British fetish magazine

Splosh! was originally a British fetish magazine devoted to wet and messy fetishism. It featured pictures of, and stories about, men and women in wet and messy situations. First published in 1989, it was run by Horny Hayley and Bill Shipton (a pseudonym of Clive Harris). By 2002 the magazine had around 7,000 subscribers worldwide, and the business had added a website. Splosh also evolved into a wet and messy fetish video production house, releasing a whole string of movies, originally on VHS tape, then DVD and eventually, via Internet download stores.

The magazine ended in 2001 after 40 issues, and is widely regarded as the quintessential publication on the fetish, even giving rise to the eponymous term sploshing.
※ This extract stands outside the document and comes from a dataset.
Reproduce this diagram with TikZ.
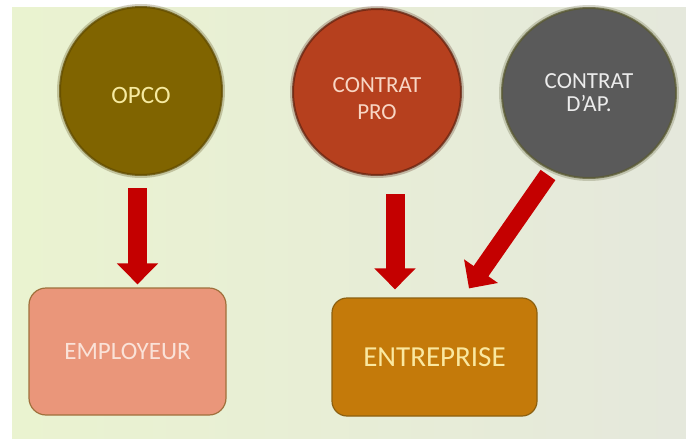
\documentclass[tikz,border=0pt]{standalone}
\usepackage{fontspec}
\setmainfont{Carlito}
\usetikzlibrary{shapes.geometric,arrows.meta}
\definecolor{bgL}{RGB}{234,243,208}
\definecolor{bgR}{RGB}{229,232,220}
\definecolor{opcoC}{RGB}{128,100,0}
\definecolor{opcoT}{RGB}{246,234,160}
\definecolor{proC}{RGB}{182,64,30}
\definecolor{proT}{RGB}{248,214,196}
\definecolor{apC}{RGB}{90,90,90}
\definecolor{apE}{RGB}{90,90,50}
\definecolor{apT}{RGB}{236,236,236}
\definecolor{empC}{RGB}{234,150,122}
\definecolor{empB}{RGB}{160,112,60}
\definecolor{empT}{RGB}{250,226,216}
\definecolor{entC}{RGB}{196,122,10}
\definecolor{entB}{RGB}{140,96,16}
\definecolor{entT}{RGB}{250,232,160}
\definecolor{arrC}{RGB}{196,0,0}
\begin{document}
\begin{tikzpicture}[x=1pt,y=-1pt,
  bubble/.style={ellipse, inner sep=0pt, align=center, line width=2pt, draw opacity=0.75,
    preaction={draw=#1, line width=6pt, draw opacity=0.25}},
  box/.style={rectangle, inner sep=0pt, align=center, line width=1.2pt},
  flow/.style={line width=19pt, draw=arrC, -{Triangle[width=40pt,length=21pt]}}]
\fill[white] (0,0) rectangle (686,439);
\shade[left color=bgL, right color=bgR] (12,7) rectangle (686,439);
\useasboundingbox (0,0) rectangle (686,439);

\node[bubble=opcoC!60!black, fill=opcoC, draw=opcoC!75!black, minimum width=162pt, minimum height=168pt,
  text=opcoT, font=\fontsize{25}{30}\selectfont, text height=24pt, text depth=0pt] (opco) at (141,91) {OPCO};
\node[bubble=proC!45!black, fill=proC, draw=proC!55!black, minimum width=168pt, minimum height=166pt,
  text=proT, font=\fontsize{23}{27}\selectfont] (pro) at (377,92) {\rule{0pt}{28pt}CONTRAT\\PRO};
\node[bubble=apE, fill=apC, draw=apE, minimum width=174pt, minimum height=170pt,
  text=apT, font=\fontsize{23}{23}\selectfont] (ap) at (589,93) {CONTRAT\\D’AP.};

\node[box, fill=empC, draw=empB, rounded corners=17pt, minimum width=197pt, minimum height=127pt,
  text=empT, font=\fontsize{25}{30}\selectfont] (emp) at (127.5,351.5) {EMPLOYEUR};
\node[box, fill=entC, draw=entB, rounded corners=15pt, minimum width=205pt, minimum height=118pt,
  text=entT, font=\fontsize{29}{34}\selectfont] (ent) at (434.5,357) {ENTREPRISE};

\draw[flow] ([xshift=-3.5pt,yshift=-12pt]opco.south) -- ([xshift=10pt,yshift=3pt]emp.north);
\draw[flow] ([xshift=18pt,yshift=-18pt]pro.south) -- ([xshift=-39.5pt,yshift=8pt]ent.north);
\draw[flow, line width=18pt] ([xshift=-41pt,yshift=4pt]ap.south) -- ([xshift=34.5pt,yshift=9pt]ent.north);
\end{tikzpicture}
\end{document}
Following the end of the print magazine run, the Splosh website and its associated forum rose to prominence as a counterbalance to UMD.net, the scene's dominant forum. Several of the magazine's former models took part in video sketches released as digital downloads, such as Samantha-Jane Homden, Anne-Marie Dixon and Decadent Doll.

The success of Splosh! as a magazine was featured in Episode 4 of Season 1 of the Channel 5 TV show UK Raw in 2001.

Splosh! founder Clive Harris died suddenly on 12 July 2013. Subsequently, in early 2014, the splosh.co.uk website was shut down, and on 31 March 2014 the three Splosh download stores hosted on the Vidown system, Splosh, Splosh Greatest Hits, and Splosh Messy Princess, were all shut down. It was believed at the time that the website closures would be permanent.